The 'White Paper' is 600 pages of uncosted aspirational bullshit.

Anyone who feels that Scotland would benefit from independence needs a reality check. Vote 'NO' and stop the 'Little Scotlanders' in their tracks. From their utterances, a lot of the 'Yes' voters are xenophobic racists.

Edited to add:

I am not applying the term 'xenophobic racists' to all of the 'Yes' supporters. Just the significant minority that are.

what country in history has not "benefitted from independence", really? what makes Scotland so uniquely incapable that it cannot come up with and fund its own instituions of government?

I think the un-named Tory minister torpedoed Osborne and Beaker's ludicrous line that there will be no currency union. There will be.
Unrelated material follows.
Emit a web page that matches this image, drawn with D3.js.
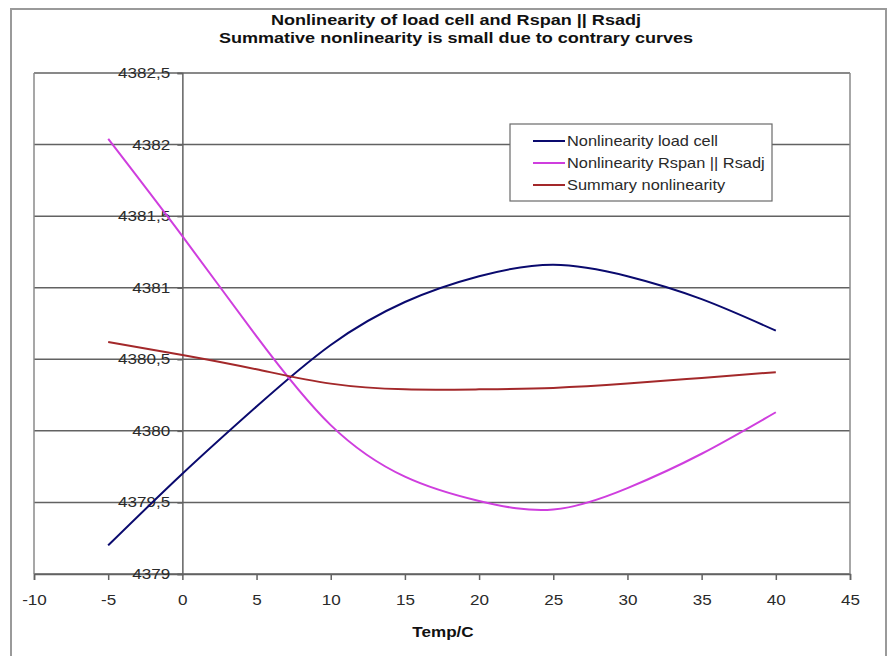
<!DOCTYPE html>
<html>
<head>
<meta charset="utf-8">
<script src="https://cdn.jsdelivr.net/npm/d3@7/dist/d3.min.js"></script>
<style>
  html, body { margin: 0; padding: 0; background: #fff; }
  svg { display: block; font-family: "Liberation Sans", Arial, sans-serif; }
</style>
</head>
<body>
<svg id="chart" width="894" height="656"></svg>
<script>
const temps = [-5, 0, 5, 10, 15, 20, 25, 30, 35, 40];
const loadCell = [4379.20, 4379.70, 4380.17, 4380.60, 4380.90, 4381.08, 4381.16, 4381.08, 4380.92, 4380.70];
const rspanRsadj = [4382.04, 4381.36, 4380.66, 4380.04, 4379.68, 4379.51, 4379.45, 4379.60, 4379.84, 4380.13];
const summary = [4380.62, 4380.53, 4380.43, 4380.33, 4380.29, 4380.29, 4380.30, 4380.33, 4380.37, 4380.41];
const seriesNames = ["Nonlinearity load cell", "Nonlinearity Rspan || Rsadj", "Summary nonlinearity"];
const xTicks = [-10, -5, 0, 5, 10, 15, 20, 25, 30, 35, 40, 45];
const yTicks = [4379, 4379.5, 4380, 4380.5, 4381, 4381.5, 4382, 4382.5];
const titleLines = ["Nonlinearity of load cell and Rspan || Rsadj", "Summative nonlinearity is small due to contrary curves"];
const xTitle = "Temp/C";

const colors = ["#0a0a6e", "#cf3ede", "#a3282a"];
const seriesValues = [loadCell, rspanRsadj, summary];
const SX = 1.22;      // horizontal text stretch seen in the reference
const SX_TITLE = 1.29;
const SX_LEGEND = 1.17;
const FS = 14;

const svg = d3.select("#chart");
const x = d3.scaleLinear().domain([-10, 45]).range([34, 850]);
const y = d3.scaleLinear().domain([4379, 4382.5]).range([574, 73]);
const fmt = d => String(d).replace(".", ",");

// outer chart border
svg.append("rect").attr("x", 11).attr("y", 9).attr("width", 875).attr("height", 660)
  .attr("fill", "#fff").attr("stroke", "#9a9a9a").attr("stroke-width", 2);

// titles
svg.append("g").selectAll("text").data(titleLines).join("text")
  .attr("transform", (d, i) => `translate(456,${25 + i * 18}) scale(${SX_TITLE},1)`)
  .attr("text-anchor", "middle").attr("font-weight", "bold").attr("font-size", FS)
  .attr("fill", "#111").text(d => d);

// gridlines
svg.append("g").selectAll("line").data(yTicks).join("line")
  .attr("x1", x(-10)).attr("x2", x(45))
  .attr("y1", d => y(d)).attr("y2", d => y(d))
  .attr("stroke", "#626262").attr("stroke-width", 1.5);

// plot border verticals
svg.append("line").attr("x1", x(-10)).attr("x2", x(-10)).attr("y1", y(4382.5)).attr("y2", y(4379))
  .attr("stroke", "#8a8a8a").attr("stroke-width", 1.5);
svg.append("line").attr("x1", x(45)).attr("x2", x(45)).attr("y1", y(4382.5)).attr("y2", y(4379))
  .attr("stroke", "#8a8a8a").attr("stroke-width", 1.5);

// x axis
const xAxis = svg.append("g").attr("transform", `translate(0,${y(4379)})`)
  .call(d3.axisBottom(x).tickValues(xTicks).tickSize(6).tickPadding(15).tickFormat(d => String(d)));
xAxis.select(".domain").attr("stroke", "#626262").attr("stroke-width", 1.5);
xAxis.selectAll(".tick line").attr("stroke", "#626262").attr("stroke-width", 1.5);
xAxis.selectAll("text").attr("font-size", FS).attr("fill", "#2a2a2a")
  .attr("font-family", "Liberation Sans, Arial, sans-serif").attr("transform", `scale(${SX},1)`);

// y axis at x = 0
const yAxis = svg.append("g").attr("transform", `translate(${x(0)},0)`)
  .call(d3.axisLeft(y).tickValues(yTicks).tickSize(5).tickPadding(5).tickFormat(fmt));
yAxis.select(".domain").attr("stroke", "#626262").attr("stroke-width", 1.5);
yAxis.selectAll(".tick line").attr("stroke", "#626262").attr("stroke-width", 1.5);
yAxis.selectAll("text").attr("font-size", FS).attr("fill", "#2a2a2a")
  .attr("font-family", "Liberation Sans, Arial, sans-serif").attr("transform", `scale(${SX},1)`);

// x title
svg.append("text").attr("transform", `translate(443,637) scale(${SX},1)`).attr("text-anchor", "middle")
  .attr("font-weight", "bold").attr("font-size", FS).attr("fill", "#111").text(xTitle);

// series
const line = d3.line().x(d => x(d[0])).y(d => y(d[1])).curve(d3.curveNatural);
seriesValues.forEach((vals, i) => {
  svg.append("path").datum(temps.map((t, j) => [t, vals[j]]))
    .attr("fill", "none").attr("stroke", colors[i]).attr("stroke-width", 2)
    .attr("stroke-linejoin", "round").attr("d", line);
});

// legend
const lg = svg.append("g");
lg.append("rect").attr("x", 510).attr("y", 124).attr("width", 262).attr("height", 77)
  .attr("fill", "#fff").attr("stroke", "#6a6a6a").attr("stroke-width", 1.2);
seriesNames.forEach((name, i) => {
  const cy = 141 + i * 22;
  lg.append("line").attr("x1", 533).attr("x2", 565).attr("y1", cy).attr("y2", cy)
    .attr("stroke", colors[i]).attr("stroke-width", 2);
  lg.append("text").attr("transform", `translate(567,${cy + 5}) scale(${SX_LEGEND},1)`).attr("font-size", FS)
    .attr("fill", "#2a2a2a").text(name);
});
</script>
</body>
</html>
Why? business wants it and, from this government, what business wants, it gets.

As already discussed no one really knows what will happen with the EU and EU entry as it is uncharted territory. The idea that energy rich Scotland will be kept out because it refuses to put up a guarded border with England, or is reluctant to join Schengen, is laughable. The EU will want Scotland in and contributing.

I'd also like to see some evidence of the "xenophobic racism" of yes campaigners, please. That is a pretty serious charge. Quartz boldly tried a parallel tack a few pages back and failed miserably to make the case. I am sure you will do better.

(as for the weird sub-Spearhead ramblings about Picts and the "real Scots", who honestly gives a fuck? It is the 21st century and we are a mongrel nation like pretty much everywhere else on earth- and are all the better for it.)